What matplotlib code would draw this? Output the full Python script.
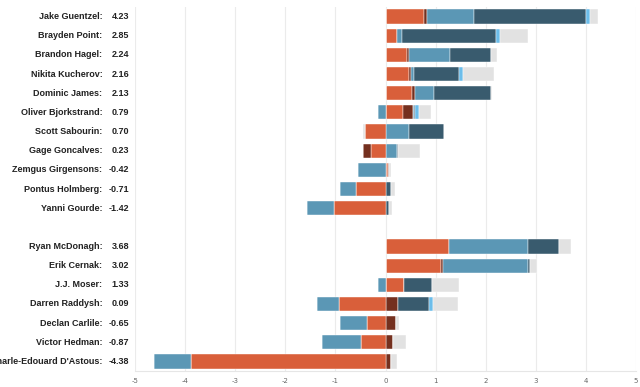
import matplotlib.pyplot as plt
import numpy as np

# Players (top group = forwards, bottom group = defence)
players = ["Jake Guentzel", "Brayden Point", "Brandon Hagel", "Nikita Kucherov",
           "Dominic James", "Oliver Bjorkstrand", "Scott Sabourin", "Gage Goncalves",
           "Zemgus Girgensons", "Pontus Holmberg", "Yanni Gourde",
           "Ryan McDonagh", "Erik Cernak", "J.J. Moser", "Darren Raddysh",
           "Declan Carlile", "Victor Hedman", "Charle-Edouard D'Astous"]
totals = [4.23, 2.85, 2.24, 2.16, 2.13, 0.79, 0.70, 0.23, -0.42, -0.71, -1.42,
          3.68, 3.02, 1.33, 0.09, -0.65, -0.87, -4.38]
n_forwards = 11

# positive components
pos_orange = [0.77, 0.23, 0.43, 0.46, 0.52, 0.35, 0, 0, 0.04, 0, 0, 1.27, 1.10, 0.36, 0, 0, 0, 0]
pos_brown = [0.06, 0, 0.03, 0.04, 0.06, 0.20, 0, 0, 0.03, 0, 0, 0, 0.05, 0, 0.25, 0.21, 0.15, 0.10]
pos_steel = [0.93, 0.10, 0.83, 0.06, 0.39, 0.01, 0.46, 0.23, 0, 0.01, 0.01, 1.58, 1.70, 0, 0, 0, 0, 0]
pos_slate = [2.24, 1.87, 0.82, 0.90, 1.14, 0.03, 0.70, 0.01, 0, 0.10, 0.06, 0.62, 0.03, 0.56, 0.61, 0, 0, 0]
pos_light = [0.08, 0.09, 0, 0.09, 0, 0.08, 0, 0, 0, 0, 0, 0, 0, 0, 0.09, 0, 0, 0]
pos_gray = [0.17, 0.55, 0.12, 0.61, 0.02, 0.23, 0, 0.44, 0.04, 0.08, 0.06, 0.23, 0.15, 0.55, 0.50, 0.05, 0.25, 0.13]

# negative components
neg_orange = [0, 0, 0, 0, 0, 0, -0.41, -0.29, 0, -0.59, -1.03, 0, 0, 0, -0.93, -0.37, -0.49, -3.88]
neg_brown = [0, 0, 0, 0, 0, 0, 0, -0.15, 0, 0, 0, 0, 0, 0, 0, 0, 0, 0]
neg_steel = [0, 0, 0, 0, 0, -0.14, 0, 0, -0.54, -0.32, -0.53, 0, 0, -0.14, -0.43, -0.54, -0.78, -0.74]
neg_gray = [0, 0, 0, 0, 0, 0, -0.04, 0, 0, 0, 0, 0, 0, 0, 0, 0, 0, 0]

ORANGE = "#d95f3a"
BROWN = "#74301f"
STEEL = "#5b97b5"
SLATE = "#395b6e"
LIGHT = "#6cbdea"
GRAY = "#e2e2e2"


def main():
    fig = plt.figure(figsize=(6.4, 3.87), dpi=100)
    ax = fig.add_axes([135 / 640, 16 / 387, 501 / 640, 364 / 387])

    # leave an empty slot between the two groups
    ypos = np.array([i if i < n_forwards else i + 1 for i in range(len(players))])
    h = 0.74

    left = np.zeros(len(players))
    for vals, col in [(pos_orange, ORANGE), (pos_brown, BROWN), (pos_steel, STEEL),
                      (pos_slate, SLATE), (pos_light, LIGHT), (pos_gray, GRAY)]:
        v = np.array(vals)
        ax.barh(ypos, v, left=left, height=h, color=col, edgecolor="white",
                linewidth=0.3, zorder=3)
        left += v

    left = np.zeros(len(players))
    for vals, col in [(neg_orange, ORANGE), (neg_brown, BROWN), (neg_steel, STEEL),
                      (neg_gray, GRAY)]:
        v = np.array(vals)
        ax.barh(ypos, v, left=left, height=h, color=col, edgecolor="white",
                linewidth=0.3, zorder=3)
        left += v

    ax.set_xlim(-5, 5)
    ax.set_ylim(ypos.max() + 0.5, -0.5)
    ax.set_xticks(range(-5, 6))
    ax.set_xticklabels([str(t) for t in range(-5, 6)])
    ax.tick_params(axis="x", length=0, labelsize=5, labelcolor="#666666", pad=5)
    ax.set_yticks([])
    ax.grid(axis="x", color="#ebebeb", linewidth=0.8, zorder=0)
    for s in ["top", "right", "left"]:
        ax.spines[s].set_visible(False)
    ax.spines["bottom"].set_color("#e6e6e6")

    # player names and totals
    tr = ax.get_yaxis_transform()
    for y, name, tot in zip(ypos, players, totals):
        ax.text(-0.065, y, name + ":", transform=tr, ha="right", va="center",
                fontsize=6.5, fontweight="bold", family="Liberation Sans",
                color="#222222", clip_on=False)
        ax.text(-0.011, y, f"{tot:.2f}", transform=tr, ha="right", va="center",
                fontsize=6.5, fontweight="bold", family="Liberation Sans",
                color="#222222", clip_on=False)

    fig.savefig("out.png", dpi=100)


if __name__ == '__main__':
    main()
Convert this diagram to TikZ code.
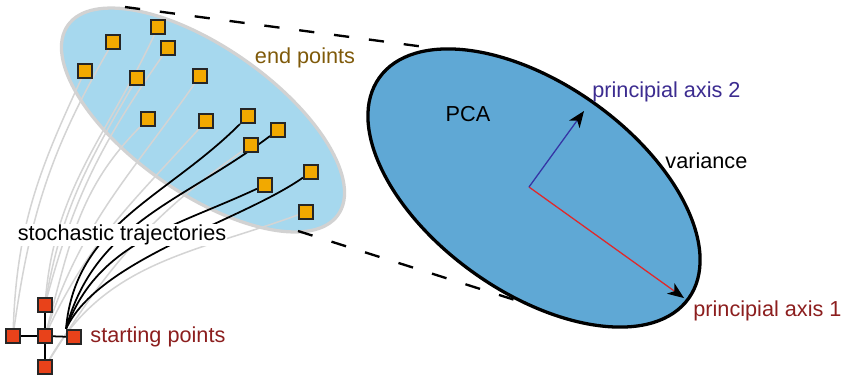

STATED PROBLEM — Extract the full listing above verbatim; pictures are to be left out of the copy.

REPLY TO THE EXERCISE —
What matplotlib code would draw this? Output the full Python script.
import matplotlib.pyplot as plt
import numpy as np

# Players (top group = forwards, bottom group = defence)
players = ["Jake Guentzel", "Brayden Point", "Brandon Hagel", "Nikita Kucherov",
           "Dominic James", "Oliver Bjorkstrand", "Scott Sabourin", "Gage Goncalves",
           "Zemgus Girgensons", "Pontus Holmberg", "Yanni Gourde",
           "Ryan McDonagh", "Erik Cernak", "J.J. Moser", "Darren Raddysh",
           "Declan Carlile", "Victor Hedman", "Charle-Edouard D'Astous"]
totals = [4.23, 2.85, 2.24, 2.16, 2.13, 0.79, 0.70, 0.23, -0.42, -0.71, -1.42,
          3.68, 3.02, 1.33, 0.09, -0.65, -0.87, -4.38]
n_forwards = 11

# positive components
pos_orange = [0.77, 0.23, 0.43, 0.46, 0.52, 0.35, 0, 0, 0.04, 0, 0, 1.27, 1.10, 0.36, 0, 0, 0, 0]
pos_brown = [0.06, 0, 0.03, 0.04, 0.06, 0.20, 0, 0, 0.03, 0, 0, 0, 0.05, 0, 0.25, 0.21, 0.15, 0.10]
pos_steel = [0.93, 0.10, 0.83, 0.06, 0.39, 0.01, 0.46, 0.23, 0, 0.01, 0.01, 1.58, 1.70, 0, 0, 0, 0, 0]
pos_slate = [2.24, 1.87, 0.82, 0.90, 1.14, 0.03, 0.70, 0.01, 0, 0.10, 0.06, 0.62, 0.03, 0.56, 0.61, 0, 0, 0]
pos_light = [0.08, 0.09, 0, 0.09, 0, 0.08, 0, 0, 0, 0, 0, 0, 0, 0, 0.09, 0, 0, 0]
pos_gray = [0.17, 0.55, 0.12, 0.61, 0.02, 0.23, 0, 0.44, 0.04, 0.08, 0.06, 0.23, 0.15, 0.55, 0.50, 0.05, 0.25, 0.13]

# negative components
neg_orange = [0, 0, 0, 0, 0, 0, -0.41, -0.29, 0, -0.59, -1.03, 0, 0, 0, -0.93, -0.37, -0.49, -3.88]
neg_brown = [0, 0, 0, 0, 0, 0, 0, -0.15, 0, 0, 0, 0, 0, 0, 0, 0, 0, 0]
neg_steel = [0, 0, 0, 0, 0, -0.14, 0, 0, -0.54, -0.32, -0.53, 0, 0, -0.14, -0.43, -0.54, -0.78, -0.74]
neg_gray = [0, 0, 0, 0, 0, 0, -0.04, 0, 0, 0, 0, 0, 0, 0, 0, 0, 0, 0]

ORANGE = "#d95f3a"
BROWN = "#74301f"
STEEL = "#5b97b5"
SLATE = "#395b6e"
LIGHT = "#6cbdea"
GRAY = "#e2e2e2"


def main():
    fig = plt.figure(figsize=(6.4, 3.87), dpi=100)
    ax = fig.add_axes([135 / 640, 16 / 387, 501 / 640, 364 / 387])

    # leave an empty slot between the two groups
    ypos = np.array([i if i < n_forwards else i + 1 for i in range(len(players))])
    h = 0.74

    left = np.zeros(len(players))
    for vals, col in [(pos_orange, ORANGE), (pos_brown, BROWN), (pos_steel, STEEL),
                      (pos_slate, SLATE), (pos_light, LIGHT), (pos_gray, GRAY)]:
        v = np.array(vals)
        ax.barh(ypos, v, left=left, height=h, color=col, edgecolor="white",
                linewidth=0.3, zorder=3)
        left += v

    left = np.zeros(len(players))
    for vals, col in [(neg_orange, ORANGE), (neg_brown, BROWN), (neg_steel, STEEL),
                      (neg_gray, GRAY)]:
        v = np.array(vals)
        ax.barh(ypos, v, left=left, height=h, color=col, edgecolor="white",
                linewidth=0.3, zorder=3)
        left += v

    ax.set_xlim(-5, 5)
    ax.set_ylim(ypos.max() + 0.5, -0.5)
    ax.set_xticks(range(-5, 6))
    ax.set_xticklabels([str(t) for t in range(-5, 6)])
    ax.tick_params(axis="x", length=0, labelsize=5, labelcolor="#666666", pad=5)
    ax.set_yticks([])
    ax.grid(axis="x", color="#ebebeb", linewidth=0.8, zorder=0)
    for s in ["top", "right", "left"]:
        ax.spines[s].set_visible(False)
    ax.spines["bottom"].set_color("#e6e6e6")

    # player names and totals
    tr = ax.get_yaxis_transform()
    for y, name, tot in zip(ypos, players, totals):
        ax.text(-0.065, y, name + ":", transform=tr, ha="right", va="center",
                fontsize=6.5, fontweight="bold", family="Liberation Sans",
                color="#222222", clip_on=False)
        ax.text(-0.011, y, f"{tot:.2f}", transform=tr, ha="right", va="center",
                fontsize=6.5, fontweight="bold", family="Liberation Sans",
                color="#222222", clip_on=False)

    fig.savefig("out.png", dpi=100)


if __name__ == '__main__':
    main()
Convert this diagram to TikZ code.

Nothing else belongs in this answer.